What we should be talking about right now is how much wealth we are going to confiscate back from the super-rich, 50% of it or 80% of it, but instead the mainstream media and the politicians are propping up a debate about whether increasing taxes on high end incomes by a couple of percent is justifiable and if it will "just hurt the economy" by reducing the amount of income that the wealthy have to "invest in businesses to grow the economy".
The wealthy aren't investing in the American economy now! There are fewer than 500 people in America right now who could, with their combined wealth, pour trillions of dollars of investment into the economy today, right now, and still have a comfortable cushion left over. They aren't doing it. Allowing them to keep a few percent more of their multi-million to billion plus a year incomes will neither encourage nor discourage them from doing anything different.
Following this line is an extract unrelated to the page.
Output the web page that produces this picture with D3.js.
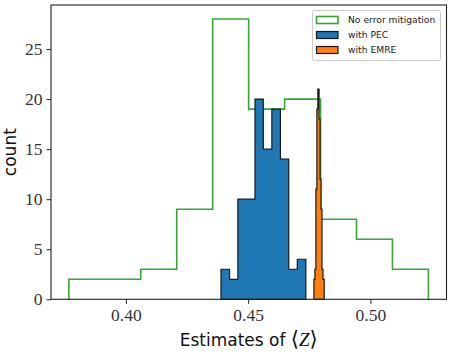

These people are taking their money and jumping ship; they are sending their money over seas. They aren't helping America, and they aren't really even helping countries over seas. They are creating bubbles, consolidating property ownership, and buying influence among the next round of banana republic dictators. Even if you take folks like Bill Gate who gives a lot to charity, the rest is still invested in the same manner as I'm describing.
Is it better to reduce taxes and government spending so that individuals can keep that wealth and allocate it themselves? Not necessarily, certainly not when wealth is highly concentrated such that the allocation isn't determined by a majority of the population but rather by a small number of super-powerful individuals, and certainly not in this case right now when the wealthy are essentially scuttling the United States for their own gain.